Quel était le point de départ du metteur en scène Benoît Lambert : les nombreux textes jalonnant la pièce ou la situation du couple?
Il avait une trame précise, un fil conducteur : une boîte, comme une case de BD avec deux figurines, monsieur A et madame B. Deux petits Playmobils dans la cuisine avec les commissions de madame, habillés avec des panoplies interchangeables. Benoît tenait beaucoup à ce côté cinémascope : un plateau tout en largeur, volontairement assez bas pour pouvoir jouer n’importe où, notamment dans des villages qui n’ont pas de théâtre.

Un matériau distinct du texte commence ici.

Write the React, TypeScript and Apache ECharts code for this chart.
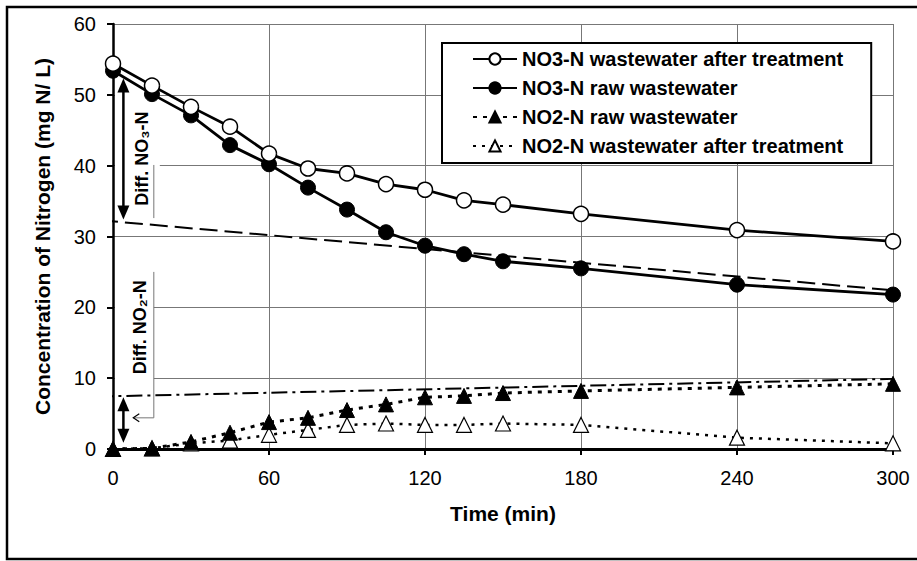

François Chattot © Benoît Linder pour Poly

Cela fait penser aux films de Jacques Tati : l’humour de situation d’un type qui bricole pendant que sa femme rentre avec les courses et se met à faire un boucan d’enfer dans une exagération machinale de gestes quotidiens…
Tout à fait, on pense à Tati mais aussi à Pierre Étaix, tous ces univers stylisés. Nous avons dû faire en sorte que nos personnages soient anonymes, comme des spécimens. Si nous devions présenter le spectacle à des Martiens, nous pourrions leur montrer cet appartement témoin qui donne un principe de fonctionnement des animaux que nous sommes. Dans le scénario, Benoît Lambert place un caillou qui bloque le train-train auquel on assiste : un livre. Mais il voulait, avant ça, que le public ait peur d’être tombé dans une de ces pièces hyperréalistes des années 1970 où l’on s’ennuie avec un couple de p’tits vieux qui mangent de la soupe. Ma femme trouve Descartes comme une poule découvre un couteau et tout bascule. Elle n’est clairement pas habituée à lire, il n’y a même pas de livre de cuisine ici ! Nous menons deux vies parallèles au même endroit, sans nous parler. Lui grogne de temps en temps et elle doit gémir à l’occasion, c’est tout.

S’ensuit un inventaire en règle de la pensée autour des textes engagés de Jean-Charles Massera qui revisite de grands auteurs (Proudhon, Marx, Nietzsche, Malevitch, etc.) dont vous vous délectez…
Tout est tiré d’un morceau du livre We are l’Europe[2. Édité chez Verticales en 2009 – www.editions-verticales.com] qu’il n’a pas utilisé quand il l’a transposé sur scène. Un énorme chapitre intitulé On garde ? Nous avons fait des choix dedans, il en reste 5%. La révolution russe nous semble nécessaire pour le XXe siècle et l’évocation de 1789 permet de mettre Martine en larmes parce qu’il n’y a plus de roi ! Elle est de ces p’tites dames voulant tout savoir de Lady Di ! Autant d’indices sur les Playmobils que nous sommes.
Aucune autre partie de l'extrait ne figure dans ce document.